Corey Hall

Personal information
- Full name: Corey Hall
- Born: 7 August 2002 (age 23)
- Height: 6 ft 1 in (1.86 m)
- Weight: 13 st 12 lb (88 kg)

Playing information
- Position: Centre, Second-row
Club
| Years | Team | Pld | T | G | FG | P |
| 2020–21 | Leeds Rhinos | 3 | 0 | 0 | 0 | 0 |
| 2021(loan) | → York City Knights | 3 | 0 | 0 | 0 | 0 |
| 2022–23 | Wakefield Trinity | 30 | 9 | 0 | 0 | 36 |
| 2023–24 | Hull Kingston Rovers | 10 | 2 | 0 | 0 | 8 |
| 2024(DR) | → Featherstone Rovers | 2 | 1 | 0 | 0 | 4 |
| 2024(loan) | → Castleford Tigers | 14 | 2 | 0 | 0 | 8 |
| 2025– | Wakefield Trinity | 32 | 6 | 0 | 0 | 24 |
|  | Total | 94 | 20 | 0 | 0 | 80 |
- Source: As of 24 May 2026

= Corey Hall (rugby league) =

English rugby league footballer

Corey Hall (born 7 August 2002) is an English professional rugby league footballer who plays as a for Wakefield Trinity in the Super League.

He has previously played for the Leeds Rhinos and Wakefield Trinity in the Super League. He has spent time on loan and dual registration at the York City Knights and Featherstone Rovers in the Championship.

==Playing career==
===Leeds Rhinos===
Hall made his Super League debut in round 14 of the 2020 Super League season, in a fixture for the Leeds Rhinos against the Catalans Dragons.

==== York City Knights (loan) ====
On 8 July 2021, it was announced that he had signed for the York City Knights in the RFL Championship on loan.

===Wakefield Trinity===
On 20 November 2021, it was announced that he had signed to play for Wakefield Trinity in the Super League. Hall made 26 appearances and scored 7 tries for Wakefield in his first season with the club.
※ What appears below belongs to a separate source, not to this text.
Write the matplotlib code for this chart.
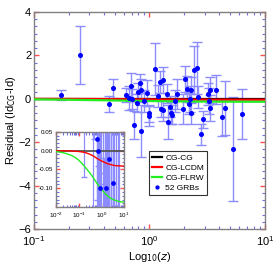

Hall made only 4 appearances and scored 2 tries for Trinity before his move to Hull Kingston Rovers during the 2023 season.

===Hull Kingston Rovers===
On 14 April 2023, Hall made his debut for Hull KR, Heritage No. 1288, in a 26-14 victory over St Helens. Following an impressive showing in his first appearance in red & white, Hall was named in the Round 9 Super League Team of the Week. On 21 April 2023, Hall scored his first try for the Robins in a 7-12 victory over the Castleford Tigers at the Mend-A-Hose Jungle.

==== Featherstone Rovers (DR) ====
In April 2024, Hall featured for Featherstone Rovers in the RFL Championship through their dual registration arrangement with Hull KR.

==== Castleford Tigers (loan) ====
On 23 April 2024, it was announced that Hall would join the Castleford Tigers in the Super League on loan from Hull KR until the end of the 2024 season. He made his Castleford debut in round 9 against London, and scored his first try in round 12 against Hull FC.

===Wakefield Trinity (re-join)===
On 19 Jul 2024 it was reported that he had signed for Wakefield Trinity in the Super League on a 3-year deal.